Before reading Ogilvie and Carus' text, I had never heard of Württemberg. But the claim that their history would provide strong evidence against the parliamentary hypothesis made me interested in this region of Germany, which has in Stuttgart its biggest city.
What I learned reading about the history of Württemberg is that they indeed have a comparatively strong parliament before the industrial revolution, but I also learned that historians attribute to that strong parliament an exceptional capacity compared to other states during those times. As Ogilvie herself and Küpker (2015) write, "Württemberg achieved higher and more universal literacy than any other European economy before 1800." Carsten (1959) writes that Württemberg achieved territorial, political, social and constitutional stability. "the position of the peasants was better than in many other parts of Germany. By the end of the Middle Ages sefdom had lost its rigours, and the manorial system had disintegrated"; ". And "The decisive fact was that, in contrast with most other parts of Germany and of Europe, the nobility was not the preponderant social group".

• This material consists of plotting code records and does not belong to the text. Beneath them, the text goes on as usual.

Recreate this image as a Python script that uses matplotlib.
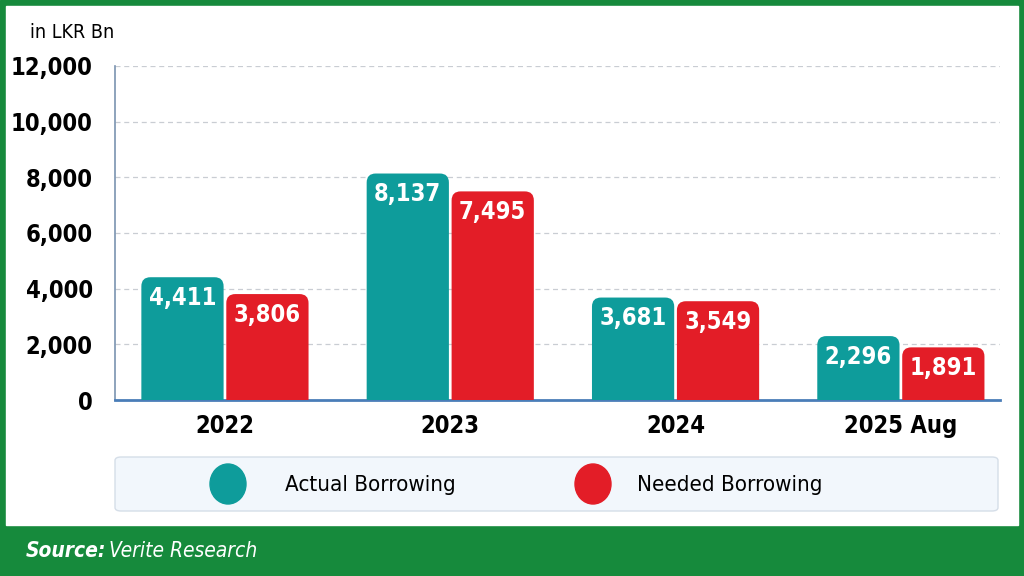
import numpy as np
import matplotlib.pyplot as plt
from matplotlib.patches import FancyBboxPatch, Rectangle, Ellipse

categories = ['2022', '2023', '2024', '2025 Aug']
actual = [4411, 8137, 3681, 2296]
needed = [3806, 7495, 3549, 1891]
series_names = ['Actual Borrowing', 'Needed Borrowing']
yticks = [0, 2000, 4000, 6000, 8000, 10000, 12000]

TEAL = '#0E9C9B'
RED = '#E31D27'
GREEN = '#168A3C'
plt.rcParams['font.family'] = ['DejaVu Sans']
plt.rcParams['font.stretch'] = 'condensed'

fig = plt.figure(figsize=(10.24, 5.76), dpi=100)
W, H = 1024, 576

# frame + footer band
fig.patches.append(Rectangle((0, 0), 1, 1, transform=fig.transFigure,
                             color=GREEN, zorder=0))
fig.patches.append(Rectangle((6 / W, 1 - 525 / H), 1012 / W, 519 / H,
                             transform=fig.transFigure, color='white', zorder=1))
fig.text(26 / W, 1 - 551 / H, 'Source:', color='white', fontsize=15,
         fontweight='bold', style='italic', va='center', ha='left', zorder=5)
fig.text(109 / W, 1 - 551 / H, 'Verite Research', color='white', fontsize=15,
         style='italic', va='center', ha='left', zorder=5)

ax = fig.add_axes([115 / W, 1 - 400 / H, 885 / W, 334 / H])
ax.set_zorder(2)
ax.patch.set_alpha(0)

x = np.arange(len(categories))
w = 0.365
gap = 0.012
ax.set_xlim(-0.488, 3.44)
ax.set_ylim(0, 12000)

# rounded bars
asp = (12000 / 334) / (3.928 / 885)
for vals, col, off in [(actual, TEAL, -(w + gap) / 2), (needed, RED, (w + gap) / 2)]:
    bars = ax.bar(x + off, vals, w, color='none')
    for b, v in zip(bars, vals):
        p = FancyBboxPatch((b.get_x(), -600), w, v + 600,
                           boxstyle='round,pad=0,rounding_size=0.04',
                           mutation_aspect=asp, facecolor=col, edgecolor='none',
                           zorder=3)
        ax.add_patch(p)
        ax.annotate(f'{v:,}', (b.get_x() + w / 2, v), xytext=(0, -15),
                    textcoords='offset points', ha='center', va='center',
                    color='white', fontsize=17, fontweight='bold', zorder=4)

ax.set_yticks(yticks)
ax.set_yticklabels([f'{t:,}' for t in yticks], fontsize=17, fontweight='bold')
ax.set_xticks(x)
ax.set_xticklabels(categories, fontsize=17, fontweight='bold')
ax.tick_params(length=0, pad=10)
ax.tick_params(axis='y', pad=16)
for t in yticks[1:]:
    ax.axhline(t, color='#C9CDD3', lw=0.9, ls=(0, (4, 3)), zorder=1)
for s in ['top', 'right']:
    ax.spines[s].set_visible(False)
ax.spines['left'].set_color('#7A93B0')
ax.spines['left'].set_linewidth(1.2)
ax.spines['bottom'].set_color('#4A7DB8')
ax.spines['bottom'].set_linewidth(2)

fig.text(30 / W, 1 - 33 / H, 'in LKR Bn', fontsize=14, va='center', ha='left',
         zorder=5)

# legend box
fig.patches.append(FancyBboxPatch((115 / W, 1 - 511 / H), 883 / W, 54 / H,
                                  boxstyle='round,pad=0,rounding_size=0.006',
                                  transform=fig.transFigure, facecolor='#F2F7FC',
                                  edgecolor='#D5DEE8', lw=1, zorder=2))
for name, col, cx, tx in [(series_names[0], TEAL, 228, 285),
                          (series_names[1], RED, 593, 637)]:
    fig.patches.append(Ellipse((cx / W, 1 - 484 / H), 36 / W, 40 / H,
                               transform=fig.transFigure, color=col, zorder=3))
    fig.text(tx / W, 1 - 485 / H, name, fontsize=16, va='center', ha='left',
             zorder=5)

fig.savefig('out.png', dpi=100)
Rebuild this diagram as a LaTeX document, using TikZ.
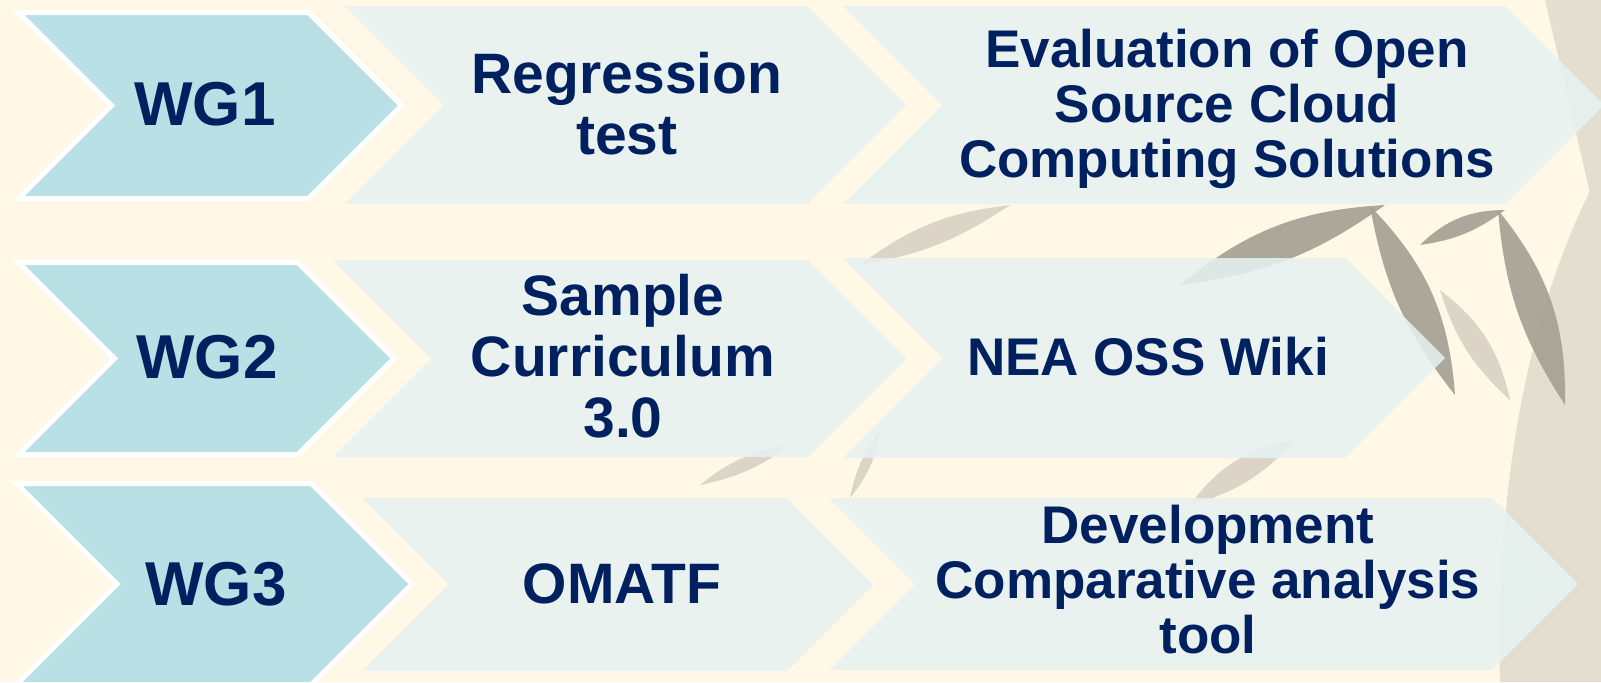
\documentclass[tikz,border=0pt]{standalone}
\usepackage{fontspec}
\setmainfont{Liberation Sans}

\definecolor{bgcream}{HTML}{FFF8E7}
\definecolor{wgteal}{HTML}{B9E0E4}
\definecolor{paleblue}{HTML}{E6F2F1}
\definecolor{navytext}{HTML}{002060}
\definecolor{leafdark}{HTML}{A59E92}
\definecolor{leaflight}{HTML}{D2CCBF}
\definecolor{stalkgray}{HTML}{E4DED0}

% chevron: style, left x, top-right x, top y, bottom y
\newcommand{\chevron}[5]{%
  \pgfmathsetmacro\chmid{(#4+#5)/2}%
  \pgfmathsetmacro\chdep{(#5-#4)/2}%
  \path[#1] (#2,#4) -- (#3,#4) -- ({#3+\chdep},\chmid) -- (#3,#5) -- (#2,#5)
    -- ({#2+\chdep},\chmid) -- cycle;}

\begin{document}
\begin{tikzpicture}[x=0.5pt,y=-0.5pt,
    wgbox/.style={fill=wgteal,draw=white,line width=2.5pt,line join=miter},
    stepbox/.style={fill=paleblue,fill opacity=0.86},
    wglabel/.style={font=\fontsize{31}{33}\selectfont\bfseries,text=navytext,anchor=base},
    biglabel/.style={font=\fontsize{28.5}{30.5}\selectfont\bfseries,text=navytext,align=center,anchor=base},
    steplabel/.style={font=\fontsize{26.5}{27.5}\selectfont\bfseries,text=navytext,align=center,anchor=base},
    darkleaf/.style={fill=leafdark,fill opacity=0.9},
    paleleaf/.style={fill=leaflight,fill opacity=0.8}]

  \clip (0,0) rectangle (1601,682);
  \fill[bgcream] (0,0) rectangle (1601,682);

  % bamboo behind the chevrons
  \fill[stalkgray] (1500,682) .. controls (1495,480) and (1530,300) .. (1601,170) -- (1601,682) -- cycle;
  \fill[stalkgray] (1545,0) -- (1601,0) -- (1601,240) .. controls (1580,150) .. (1545,0);
  \fill[darkleaf] (1180,285) to[bend left=18] (1385,205) to[bend left=14] (1180,285);
  \fill[darkleaf] (1370,206) to[bend left=20] (1455,395) to[bend left=14] (1370,206);
  \fill[darkleaf] (1420,245) to[bend left=22] (1505,210) to[bend left=14] (1420,245);
  \fill[darkleaf] (1498,210) to[bend left=20] (1565,405) to[bend left=14] (1498,210);
  \fill[paleleaf] (1440,290) to[bend left=20] (1510,400) to[bend left=15] (1440,290);
  \fill[paleleaf] (1190,505) to[bend left=22] (1295,440) to[bend left=16] (1190,505);
  \fill[paleleaf] (860,265) to[bend left=15] (1010,205) to[bend left=12] (860,265);
  \fill[paleleaf] (700,485) to[bend left=15] (790,445) to[bend left=12] (700,485);
  \fill[paleleaf] (880,430) to[bend left=15] (850,498) to[bend left=12] (880,430);

  % row 1
  \chevron{wgbox}{18.5}{308.5}{12.5}{198.5}
  \chevron{stepbox}{345}{807}{6}{204}
  \chevron{stepbox}{843}{1505}{6}{204}
  % row 2
  \chevron{wgbox}{18.5}{298}{262.5}{454.5}
  \chevron{stepbox}{333}{808}{260}{457}
  \chevron{stepbox}{843}{1345}{258}{458}
  % row 3
  \chevron{wgbox}{16.5}{311.5}{483.5}{684.5}
  \chevron{stepbox}{362}{787}{498}{671}
  \chevron{stepbox}{829}{1492}{498}{670}

  \node[wglabel] (wg1) at (205,125) {WG1};
  \node[biglabel] (reg) at (627,154) {Regression\\test};
  \node[steplabel] (eval) at (1227,177) {Evaluation of Open\\Source Cloud\\Computing Solutions};

  \node[wglabel] (wg2) at (207,378) {WG2};
  \node[biglabel] (samp) at (623,437) {Sample\\Curriculum\\3.0};
  \node[steplabel] (wiki) at (1148,375) {NEA OSS Wiki};

  \node[wglabel] (wg3) at (216,605) {WG3};
  \node[biglabel] (omatf) at (622,603) {OMATF};
  \node[steplabel] (dev) at (1208,653) {Development\\Comparative analysis\\tool};
\end{tikzpicture}
\end{document}
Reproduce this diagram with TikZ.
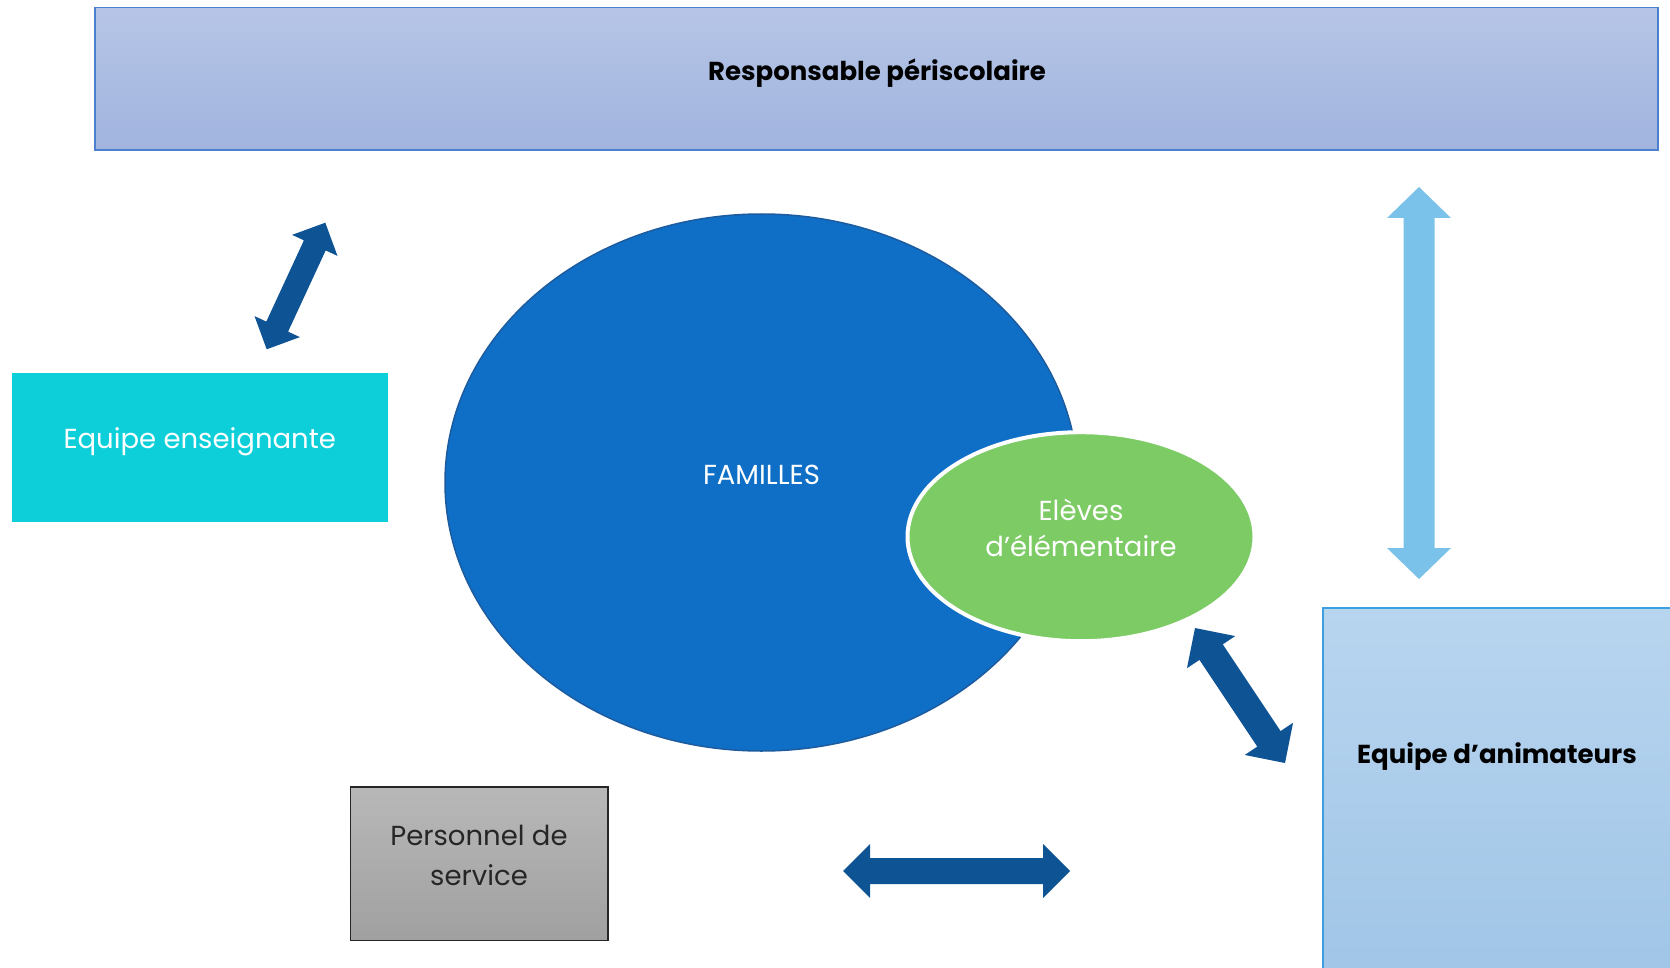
\documentclass[tikz,border=0pt]{standalone}
\usepackage{fontspec}
\setmainfont{Poppins}
\usetikzlibrary{calc,shapes.geometric}
\definecolor{respTop}{HTML}{B6C5E7}
\definecolor{respBot}{HTML}{A1B4DE}
\definecolor{respLine}{HTML}{4A80CE}
\definecolor{cyanBox}{HTML}{0DCFDA}
\definecolor{famBlue}{HTML}{0F6FC6}
\definecolor{famLine}{HTML}{1D5B9F}
\definecolor{eleveGreen}{HTML}{7DCB65}
\definecolor{animTop}{HTML}{B8D5EF}
\definecolor{animBot}{HTML}{9DC3E6}
\definecolor{animLine}{HTML}{3C9FE0}
\definecolor{persTop}{HTML}{B8B8B8}
\definecolor{persBot}{HTML}{A0A0A0}
\definecolor{darkArrow}{HTML}{0E5494}
\definecolor{lightArrow}{HTML}{7AC2E9}
\newcommand{\fatarrow}[6]{%
\fill[#3] (#1) -- ($(#1)!#6!(#2)!#5!90:(#2)$) -- ($(#1)!#6!(#2)!#4!90:(#2)$)
 -- ($(#2)!#6!(#1)!#4!-90:(#1)$) -- ($(#2)!#6!(#1)!#5!-90:(#1)$) -- (#2)
 -- ($(#2)!#6!(#1)!#5!90:(#1)$) -- ($(#2)!#6!(#1)!#4!90:(#1)$)
 -- ($(#1)!#6!(#2)!#4!-90:(#2)$) -- ($(#1)!#6!(#2)!#5!-90:(#2)$) -- cycle;}
\begin{document}
\begin{tikzpicture}[x=1pt,y=-1pt,
  box/.style={rectangle, inner sep=0pt, outer sep=0pt},
  oval/.style={ellipse, inner sep=0pt, outer sep=0pt},
  txt/.style={inner sep=0pt, font=\fontsize{27.5}{37}\selectfont, align=center},
  btxt/.style={txt, font=\fontsize{26}{36}\selectfont\bfseries}]
\useasboundingbox (0,0) rectangle (1670,968);
\clip (0,0) rectangle (1670,968);
% top box
\node[box, top color=respTop, bottom color=respBot, draw=respLine, line width=1.5pt,
  minimum width=1563pt, minimum height=142.5pt] (resp) at (876.5,78.75) {};
\node[btxt] (resptext) at (877,73) {Responsable périscolaire};
% equipe enseignante
\node[box, fill=cyanBox, minimum width=376pt, minimum height=149pt] (ens) at (199.7,447.4) {};
\node[txt, text=white] (enstext) at (199.7,442) {Equipe enseignante};
% familles
\node[oval, fill=famBlue, draw=famLine, line width=1.5pt, minimum width=633pt, minimum height=537pt] (fam) at (761.5,482.5) {};
\node[txt, text=white] (famtext) at (761.5,475) {FAMILLES};
% eleves
\node[oval, fill=eleveGreen, draw=white, line width=4pt, minimum width=347pt, minimum height=209pt] (elev) at (1081,536.7) {};
\node[txt, text=white, font=\fontsize{27.5}{36.5}\selectfont] (elevtext) at (1081,528) {Elèves\\d’élémentaire};
% animateurs
\node[box, top color=animTop, bottom color=animBot, draw=animLine, line width=1.5pt,
  minimum width=420pt, minimum height=420pt, anchor=north west] (anim) at (1322.9,608.2) {};
\node[btxt] (animtext) at (1497,757) {Equipe d’animateurs};
% personnel
\node[box, top color=persTop, bottom color=persBot, draw=black!85, line width=1.5pt,
  minimum width=257.8pt, minimum height=153.5pt] (pers) at (479.3,863.75) {};
\node[txt, text=black!85, font=\fontsize{27.5}{40}\selectfont] (perstext) at (479,855) {Personnel de\\service};
% arrows
\coordinate (a1s) at (266.7,349.3);
\coordinate (a1e) at (325.3,222.7);
\coordinate (a2s) at (1195,628);
\coordinate (a2e) at (1285,763);
\coordinate (a3s) at (843,871);
\coordinate (a3e) at (1070,871);
\coordinate (a4s) at (1419,187);
\coordinate (a4e) at (1419,579);
\fatarrow{a1s}{a1e}{darkArrow}{12pt}{25pt}{25pt}
\fatarrow{a2s}{a2e}{darkArrow}{14pt}{29pt}{29pt}
\fatarrow{a3s}{a3e}{darkArrow}{13pt}{27pt}{27pt}
\fatarrow{a4s}{a4e}{lightArrow}{15.5pt}{32pt}{31pt}
\end{tikzpicture}
\end{document}
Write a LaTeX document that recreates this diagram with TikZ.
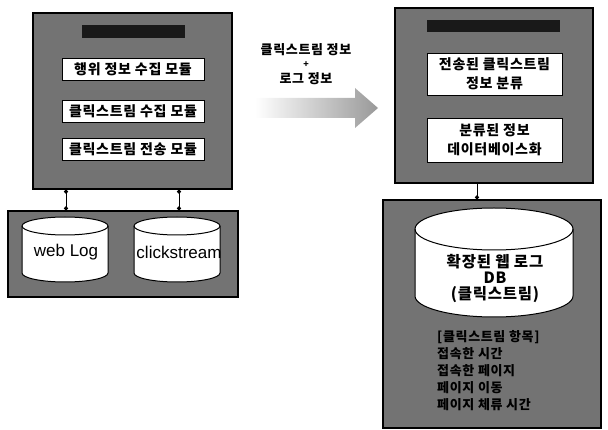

In a pre-industrial Malthusian economy, Württemberg was able to provide sustenance to a relatively large population. As Carsten writes, "it was much more densely populated then [Bradenburg or Prussia]". It also was an area of proto-industrialization of textiles. As Ogilvie writes (1997) "this new industry became the most important single livelihood in many villages and small towns in the region, surpassing the older weaving of heavy woolens for local and regional comsumption. For the next 240 years, the production of light, inexpensive worsted cloths for export would remains one of the two most important industries in Württemberg." But later she writes: "The history of the industry is not an economic success." Why? Because after nine (!) generations, it had a first big expansion, and its workers survival prospects became grim.
Why do Ogilvie and Carus seem so frustrated with Württemberg's economic performance, then? It seems to me it is because the region was not a leader in the industrial revolution, not even in Germany. But that would be far too stringent a demand. I'm not a specialist in German history nor in the history of industrialization, but there could be several reasons why a region would not be a leader of industrialization without it being a political failure. Maybe there were other regions which were closer to coal reserves. Maybe German industrialization was more state-led than the British industrialization and the German authorities did not privilege Württemberg.
The requirement for industrial leadership seems particularly stringent because as Ogilvie herself has documented, Württemberg was a leader in proto-industry, and is to this day a highly industrialized zone, home to companies such as Porsche and Daimler AG and part of the self-styled "four motors of Europe", a "a transnational, interregional network of four highly industrialized and research-oriented regions in Europe."
I insist that the mere fact that we can find examples of failure even where parliaments are strong does not disprove that parliamentary democracy is much better than presidential democracy any more than a heavy smoker living to one hundred years old disprove the lung cancer - smoking link.
Still, let's recapitulate how Württemberg has fared: it was a leader in human capital; it was politically stable; non-noble were freer; it was able to support more people per area in a largely Malthusian world; and it is one of the most successful regions in one of the most successful countries in the world. Many could only dream of failing like that.